● **Extracted records**
BEGIN

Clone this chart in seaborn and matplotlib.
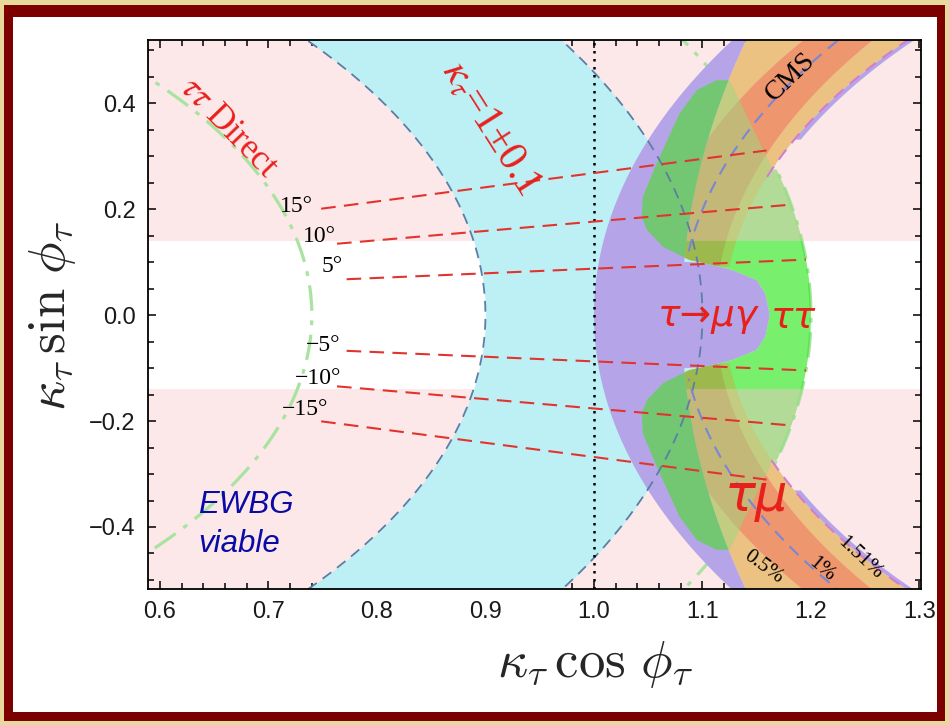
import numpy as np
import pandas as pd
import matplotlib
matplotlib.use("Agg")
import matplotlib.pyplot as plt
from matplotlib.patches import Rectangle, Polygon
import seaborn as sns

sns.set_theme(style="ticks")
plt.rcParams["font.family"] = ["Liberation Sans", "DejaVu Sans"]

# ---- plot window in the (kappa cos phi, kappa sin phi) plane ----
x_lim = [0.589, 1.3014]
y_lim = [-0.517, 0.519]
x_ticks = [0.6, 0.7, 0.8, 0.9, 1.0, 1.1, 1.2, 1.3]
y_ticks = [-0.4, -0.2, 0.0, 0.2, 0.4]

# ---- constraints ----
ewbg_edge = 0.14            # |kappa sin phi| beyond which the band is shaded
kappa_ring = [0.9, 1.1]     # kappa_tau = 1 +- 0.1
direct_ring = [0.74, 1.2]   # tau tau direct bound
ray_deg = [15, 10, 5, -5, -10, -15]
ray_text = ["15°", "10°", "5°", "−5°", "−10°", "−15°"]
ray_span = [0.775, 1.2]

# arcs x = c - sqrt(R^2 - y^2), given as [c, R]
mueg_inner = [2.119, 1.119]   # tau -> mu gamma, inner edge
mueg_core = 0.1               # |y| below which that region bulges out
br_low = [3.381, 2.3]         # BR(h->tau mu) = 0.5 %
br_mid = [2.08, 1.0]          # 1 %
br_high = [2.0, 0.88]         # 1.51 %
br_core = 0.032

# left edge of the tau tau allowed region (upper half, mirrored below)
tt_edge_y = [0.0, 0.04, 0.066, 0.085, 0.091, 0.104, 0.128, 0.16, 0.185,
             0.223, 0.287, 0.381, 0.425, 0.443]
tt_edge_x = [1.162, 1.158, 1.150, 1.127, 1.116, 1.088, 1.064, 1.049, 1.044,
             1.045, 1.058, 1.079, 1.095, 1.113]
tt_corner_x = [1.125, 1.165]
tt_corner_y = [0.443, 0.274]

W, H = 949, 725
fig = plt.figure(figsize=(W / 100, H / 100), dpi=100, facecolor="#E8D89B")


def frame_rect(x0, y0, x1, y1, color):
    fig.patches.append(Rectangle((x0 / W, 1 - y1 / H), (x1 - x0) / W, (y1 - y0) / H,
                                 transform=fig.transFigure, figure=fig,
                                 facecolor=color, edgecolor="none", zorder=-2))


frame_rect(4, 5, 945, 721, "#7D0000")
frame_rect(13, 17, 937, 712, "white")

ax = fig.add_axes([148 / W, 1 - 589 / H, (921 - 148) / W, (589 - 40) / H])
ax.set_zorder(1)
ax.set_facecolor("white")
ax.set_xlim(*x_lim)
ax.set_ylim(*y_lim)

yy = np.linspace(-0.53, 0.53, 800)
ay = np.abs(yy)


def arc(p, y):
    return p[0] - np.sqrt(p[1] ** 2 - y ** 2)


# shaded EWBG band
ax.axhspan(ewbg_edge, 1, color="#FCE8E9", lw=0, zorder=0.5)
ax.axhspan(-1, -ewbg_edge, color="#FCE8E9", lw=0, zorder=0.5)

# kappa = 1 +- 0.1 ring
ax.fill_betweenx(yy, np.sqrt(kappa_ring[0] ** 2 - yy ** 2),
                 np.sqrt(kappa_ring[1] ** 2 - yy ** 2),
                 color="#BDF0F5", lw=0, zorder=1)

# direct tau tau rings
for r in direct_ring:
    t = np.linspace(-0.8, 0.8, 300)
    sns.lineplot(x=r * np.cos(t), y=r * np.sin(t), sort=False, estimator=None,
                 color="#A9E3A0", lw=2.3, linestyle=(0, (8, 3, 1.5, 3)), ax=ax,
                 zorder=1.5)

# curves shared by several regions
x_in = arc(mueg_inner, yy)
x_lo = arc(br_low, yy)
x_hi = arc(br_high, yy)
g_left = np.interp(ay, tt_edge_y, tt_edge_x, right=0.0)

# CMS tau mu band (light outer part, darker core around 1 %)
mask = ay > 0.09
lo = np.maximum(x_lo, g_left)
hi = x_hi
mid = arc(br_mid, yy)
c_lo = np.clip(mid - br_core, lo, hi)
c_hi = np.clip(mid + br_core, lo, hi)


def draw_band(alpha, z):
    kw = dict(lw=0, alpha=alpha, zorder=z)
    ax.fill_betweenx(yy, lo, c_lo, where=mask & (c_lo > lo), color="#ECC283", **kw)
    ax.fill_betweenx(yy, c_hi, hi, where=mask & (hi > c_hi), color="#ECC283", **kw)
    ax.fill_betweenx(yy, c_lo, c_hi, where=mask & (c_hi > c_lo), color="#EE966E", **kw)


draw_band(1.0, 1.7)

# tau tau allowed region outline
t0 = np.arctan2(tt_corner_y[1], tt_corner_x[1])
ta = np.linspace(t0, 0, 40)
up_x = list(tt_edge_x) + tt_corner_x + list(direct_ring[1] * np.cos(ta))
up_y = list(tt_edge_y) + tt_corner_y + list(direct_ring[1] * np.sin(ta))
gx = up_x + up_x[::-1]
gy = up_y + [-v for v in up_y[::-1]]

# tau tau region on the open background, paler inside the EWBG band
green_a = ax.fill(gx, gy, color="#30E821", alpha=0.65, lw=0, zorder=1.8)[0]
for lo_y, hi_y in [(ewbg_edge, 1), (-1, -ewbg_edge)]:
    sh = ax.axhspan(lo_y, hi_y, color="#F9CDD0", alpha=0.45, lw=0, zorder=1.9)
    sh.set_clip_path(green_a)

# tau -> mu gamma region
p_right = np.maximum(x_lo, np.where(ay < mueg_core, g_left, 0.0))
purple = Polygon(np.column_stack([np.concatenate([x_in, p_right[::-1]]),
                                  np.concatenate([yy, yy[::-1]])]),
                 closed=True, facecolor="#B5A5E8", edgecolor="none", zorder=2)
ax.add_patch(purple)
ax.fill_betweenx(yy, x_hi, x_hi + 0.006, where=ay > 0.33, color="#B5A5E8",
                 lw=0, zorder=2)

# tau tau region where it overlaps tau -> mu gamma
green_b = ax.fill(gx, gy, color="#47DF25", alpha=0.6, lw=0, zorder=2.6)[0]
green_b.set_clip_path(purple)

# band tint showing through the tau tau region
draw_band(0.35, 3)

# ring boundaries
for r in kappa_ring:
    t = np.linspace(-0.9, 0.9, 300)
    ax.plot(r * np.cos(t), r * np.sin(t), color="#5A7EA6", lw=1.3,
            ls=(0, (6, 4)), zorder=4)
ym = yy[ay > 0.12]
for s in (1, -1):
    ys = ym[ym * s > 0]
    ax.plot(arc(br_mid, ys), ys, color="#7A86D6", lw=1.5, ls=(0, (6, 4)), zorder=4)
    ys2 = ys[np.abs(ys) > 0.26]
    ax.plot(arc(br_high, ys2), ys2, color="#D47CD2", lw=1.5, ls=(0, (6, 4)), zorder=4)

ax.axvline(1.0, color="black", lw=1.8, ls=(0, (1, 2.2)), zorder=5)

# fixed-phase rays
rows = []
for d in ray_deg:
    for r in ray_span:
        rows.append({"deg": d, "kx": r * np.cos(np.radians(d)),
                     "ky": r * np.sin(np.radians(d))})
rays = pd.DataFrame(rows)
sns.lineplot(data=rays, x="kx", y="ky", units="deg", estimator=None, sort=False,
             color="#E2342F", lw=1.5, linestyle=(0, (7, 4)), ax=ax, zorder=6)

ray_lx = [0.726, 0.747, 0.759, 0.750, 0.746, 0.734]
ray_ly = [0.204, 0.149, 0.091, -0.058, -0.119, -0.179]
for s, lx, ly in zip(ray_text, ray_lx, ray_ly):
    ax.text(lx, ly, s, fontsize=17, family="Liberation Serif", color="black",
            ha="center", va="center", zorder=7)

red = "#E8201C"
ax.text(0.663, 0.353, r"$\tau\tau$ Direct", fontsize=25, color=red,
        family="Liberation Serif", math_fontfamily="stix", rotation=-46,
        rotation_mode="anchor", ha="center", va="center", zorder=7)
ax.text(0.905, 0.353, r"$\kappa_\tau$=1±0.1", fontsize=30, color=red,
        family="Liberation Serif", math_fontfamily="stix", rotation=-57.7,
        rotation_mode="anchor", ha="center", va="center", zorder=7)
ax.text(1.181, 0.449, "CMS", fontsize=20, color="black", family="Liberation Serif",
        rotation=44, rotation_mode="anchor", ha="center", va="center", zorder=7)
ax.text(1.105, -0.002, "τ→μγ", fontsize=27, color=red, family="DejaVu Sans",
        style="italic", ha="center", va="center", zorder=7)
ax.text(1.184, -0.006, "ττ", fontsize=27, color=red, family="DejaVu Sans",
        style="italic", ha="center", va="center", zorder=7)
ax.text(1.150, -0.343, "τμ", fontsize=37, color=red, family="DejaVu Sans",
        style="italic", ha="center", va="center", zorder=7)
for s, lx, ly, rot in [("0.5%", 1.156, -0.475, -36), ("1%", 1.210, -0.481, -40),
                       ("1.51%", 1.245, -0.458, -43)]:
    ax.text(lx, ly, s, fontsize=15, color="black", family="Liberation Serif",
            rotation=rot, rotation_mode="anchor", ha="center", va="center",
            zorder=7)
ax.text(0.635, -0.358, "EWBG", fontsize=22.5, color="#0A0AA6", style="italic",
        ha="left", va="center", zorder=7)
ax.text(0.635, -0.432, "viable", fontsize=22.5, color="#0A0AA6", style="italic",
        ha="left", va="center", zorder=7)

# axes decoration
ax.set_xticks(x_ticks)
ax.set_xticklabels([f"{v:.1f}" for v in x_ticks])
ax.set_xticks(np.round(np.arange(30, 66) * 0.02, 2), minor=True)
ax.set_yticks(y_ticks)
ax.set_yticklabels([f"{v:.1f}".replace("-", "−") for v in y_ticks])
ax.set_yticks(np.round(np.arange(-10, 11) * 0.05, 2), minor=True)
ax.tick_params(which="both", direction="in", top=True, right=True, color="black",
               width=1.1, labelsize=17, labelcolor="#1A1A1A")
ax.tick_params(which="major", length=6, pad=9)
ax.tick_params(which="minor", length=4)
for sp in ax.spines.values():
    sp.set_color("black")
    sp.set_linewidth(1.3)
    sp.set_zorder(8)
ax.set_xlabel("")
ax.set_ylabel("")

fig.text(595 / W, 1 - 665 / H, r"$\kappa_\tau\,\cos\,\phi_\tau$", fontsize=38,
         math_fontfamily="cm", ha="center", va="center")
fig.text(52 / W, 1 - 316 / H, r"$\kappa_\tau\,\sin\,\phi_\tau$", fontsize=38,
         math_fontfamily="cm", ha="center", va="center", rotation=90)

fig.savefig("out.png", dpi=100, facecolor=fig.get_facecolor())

END
BEGIN

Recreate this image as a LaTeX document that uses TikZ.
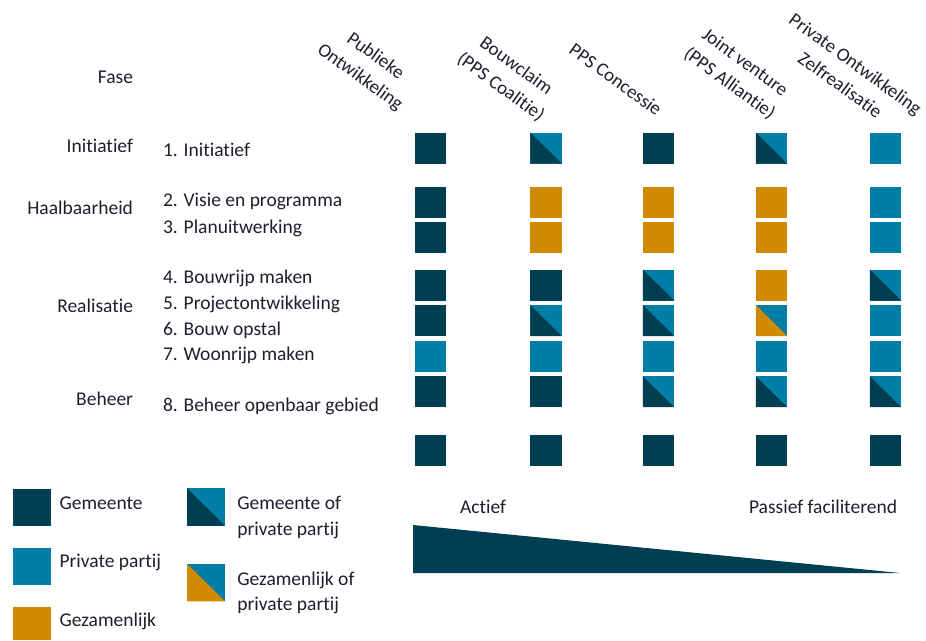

END

● **Exercise aim**
Extract the stretch of lines that begins at the line with "Clone this chart in seaborn and matplotlib." and ends at the line with "ray_span = [0.775, 1.2]", inclusive. Omit every picture.

● **Written answer**
Clone this chart in seaborn and matplotlib.
import numpy as np
import pandas as pd
import matplotlib
matplotlib.use("Agg")
import matplotlib.pyplot as plt
from matplotlib.patches import Rectangle, Polygon
import seaborn as sns

sns.set_theme(style="ticks")
plt.rcParams["font.family"] = ["Liberation Sans", "DejaVu Sans"]

# ---- plot window in the (kappa cos phi, kappa sin phi) plane ----
x_lim = [0.589, 1.3014]
y_lim = [-0.517, 0.519]
x_ticks = [0.6, 0.7, 0.8, 0.9, 1.0, 1.1, 1.2, 1.3]
y_ticks = [-0.4, -0.2, 0.0, 0.2, 0.4]

# ---- constraints ----
ewbg_edge = 0.14            # |kappa sin phi| beyond which the band is shaded
kappa_ring = [0.9, 1.1]     # kappa_tau = 1 +- 0.1
direct_ring = [0.74, 1.2]   # tau tau direct bound
ray_deg = [15, 10, 5, -5, -10, -15]
ray_text = ["15°", "10°", "5°", "−5°", "−10°", "−15°"]
ray_span = [0.775, 1.2]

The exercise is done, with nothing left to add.